Maid in Malacañang: The Marcos perspective

HISTORY MATTERS - Todd Sales Lucero - The Freeman

If you watched ‘Maid in Malacañang’, you’ll realize that all the hullabaloo and hoopla about the movie were brought about by people’s knee-jerk reaction to the trailer showing President Cory Aquino playing mahjong with three nuns. The moment the trailer went online, those against it immediately went on a slew of attacks and reactions and the terms “historical revisionism” and “historical distortion” became trending. So, let’s get down right to it. MiM was supposed to be the “side of the Marcoses”, their experiences and emotions in their last 72 hours in Malacañang. I must admit that seeing those touching and sometimes tear-jerking scenes really did humanize the family. Let’s be honest; we have only read and heard nothing but the negative about the Marcoses. So, if the film’s purpose was to tell their side, then the movie achieved this goal. Whether their version as told in the film is the complete truth, well, that’s another thing.

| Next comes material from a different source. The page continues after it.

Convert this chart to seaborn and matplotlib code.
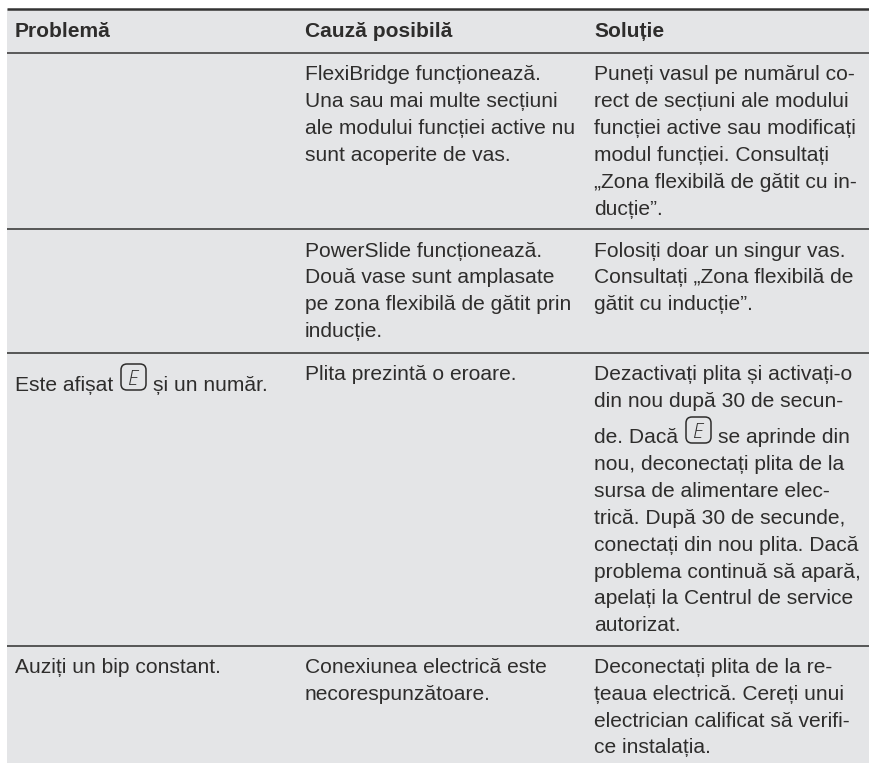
import matplotlib
matplotlib.use('Agg')
import matplotlib.pyplot as plt
from matplotlib.patches import FancyBboxPatch
import seaborn as sns

# Table text and the baseline of each line
headers = ['Problemă', 'Cauză posibilă', 'Soluție']

col_problem = ['Este afișat', 'Auziți un bip constant.']
problem_y = [391, 673]

col_cause = [
    'FlexiBridge funcționează.',
    'Una sau mai multe secțiuni',
    'ale modului funcției active nu',
    'sunt acoperite de vas.',
    'PowerSlide funcționează.',
    'Două vase sunt amplasate',
    'pe zona flexibilă de gătit prin',
    'inducție.',
    'Plita prezintă o eroare.',
    'Conexiunea electrică este',
    'necorespunzătoare.',
]
cause_y = [80, 107, 134, 161, 257, 283, 310, 337, 380, 673, 700]

col_solution = [
    'Puneți vasul pe numărul co-',
    'rect de secțiuni ale modului',
    'funcției active sau modificați',
    'modul funcției. Consultați',
    '„Zona flexibilă de gătit cu in-',
    'ducție”.',
    'Folosiți doar un singur vas.',
    'Consultați „Zona flexibilă de',
    'gătit cu inducție”.',
    'Dezactivați plita și activați-o',
    'din nou după 30 de secun-',
    'de. Dacă',
    'nou, deconectați plita de la',
    'sursa de alimentare elec-',
    'trică. După 30 de secunde,',
    'conectați din nou plita. Dacă',
    'problema continuă să apară,',
    'apelați la Centrul de service',
    'autorizat.',
    'Deconectați plita de la re-',
    'țeaua electrică. Cereți unui',
    'electrician calificat să verifi-',
    'ce instalația.',
]
solution_y = [80, 107, 134, 161, 188, 215, 257, 283, 310, 380, 407, 443, 470, 497,
              524, 551, 578, 604, 631, 673, 700, 727, 753]

sns.set_theme(style='white')
plt.rcParams['font.family'] = ['Liberation Sans', 'DejaVu Sans']

fig = plt.figure(figsize=(8.7, 7.65), dpi=100)
ax = fig.add_axes([0, 0, 1, 1])
ax.set_xlim(0, 870)
ax.set_ylim(765, 0)
ax.axis('off')

GREY = '#e4e5e7'
INK = '#2e2d2c'
ax.axhspan(9, 763, xmin=7 / 870, xmax=1, color=GREY, lw=0)
ax.hlines(9, 7, 870, color='#333333', lw=1.8)
ax.hlines(52.5, 7, 870, color='#333333', lw=1.1)
for y in [229, 352.5, 646]:
    ax.hlines(y, 7, 870, color='#4a4a4a', lw=1.3)

size = 15.1
X1, X2, X3 = 15, 305, 594.5
for x, h in zip([X1, X2, X3], headers):
    ax.text(x, 37, h, fontsize=size, fontweight='bold', color=INK, va='baseline')
for y, t in zip(problem_y, col_problem):
    ax.text(X1, y, t, fontsize=size, color=INK, va='baseline')
for y, t in zip(cause_y, col_cause):
    ax.text(X2, y, t, fontsize=size, color=INK, va='baseline')
for y, t in zip(solution_y, col_solution):
    ax.text(X3, y, t, fontsize=size, color=INK, va='baseline')
ax.text(153, 391, 'și un număr.', fontsize=size, color=INK, va='baseline')
ax.text(718, 443, 'se aprinde din', fontsize=size, color=INK, va='baseline')

# E symbol in a rounded box
for bx, by in [(121, 364), (686, 417)]:
    ax.add_patch(FancyBboxPatch((bx, by), 25, 26, boxstyle='round,pad=0,rounding_size=6',
                                fc='none', ec=INK, lw=1.1))
    ax.text(bx + 12, by + 21, 'E', fontsize=14.5, family='Open Sans', fontweight='light',
            style='italic', color=INK, ha='center', va='baseline')

fig.savefig('out.png', dpi=100)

The Marcoses were portrayed as an embattled family about to be deposed because, as shown in the film, they were ‘not part of the country’s prominent clans and they were simply from the province,’ clearly a simplistic view of what was happening in the country at that time. There was more to EDSA than just them not being part of the elite, that much I am sure of. It was also said in the movie that EDSA was peaceful not because of the people in the streets, but because President Marcos chose not to use force against the protesters. I have seen enough actual coverage of EDSA, not to mention the dozens of eyewitness accounts, to know that while Marcos definitely contributed to the bloodlessness of the movement, the military themselves played a key role because thousands were deserting their posts and defecting to the protesters.

Finally, while the scene at the end still showed Cory playing mahjong, she was in fact not playing with nuns. So, either the version shown here in Cebu was changed to refrain from offending Cebuanos since the nuns supposedly were Pink Sisters, or most likely the trailer released was a sort of Trojan Horse to generate controversy and attention, thereby doubling or even tripling people’s interest to watch the movie. I personally think any mention and depiction of Cory playing mahjong was irrelevant and should not have been included as it just provoked her supporters and did nothing to add to the Marcos story.

The most touching moments in the film were the scenes with the maids. Not only did the three maids give comic relief all throughout, but their central role in the movie showed the Marcoses in the best light possible. As a Filipino, I was touched by the devotion that the family had for their helpers, and how the helpers were extremely loyal to them. Aside from the perspective of the Marcoses, the inputs shared by the maids added a fresh side to the EDSA story. We may not agree with what they claim in the film, but unless we were there in any of the moments with the family and the maids during those last 72 hours, then we cannot say that this is revisionism and distortion.

The movie tickled my curiosity and I am now reading not just established histories, but also the other side of the story as told by reputable writers, historians, and journalists (and not bloggers and vloggers and Tiktokers whose sources are other bloggers and vloggers!). The movie still has a lot of unanswered questions, but for me, it has started the dialogue into the reexamination of our history. Instead of getting triggered by MiM, let us see it as a challenge to reinforce the truths of our established histories, and correct the biased interpretations.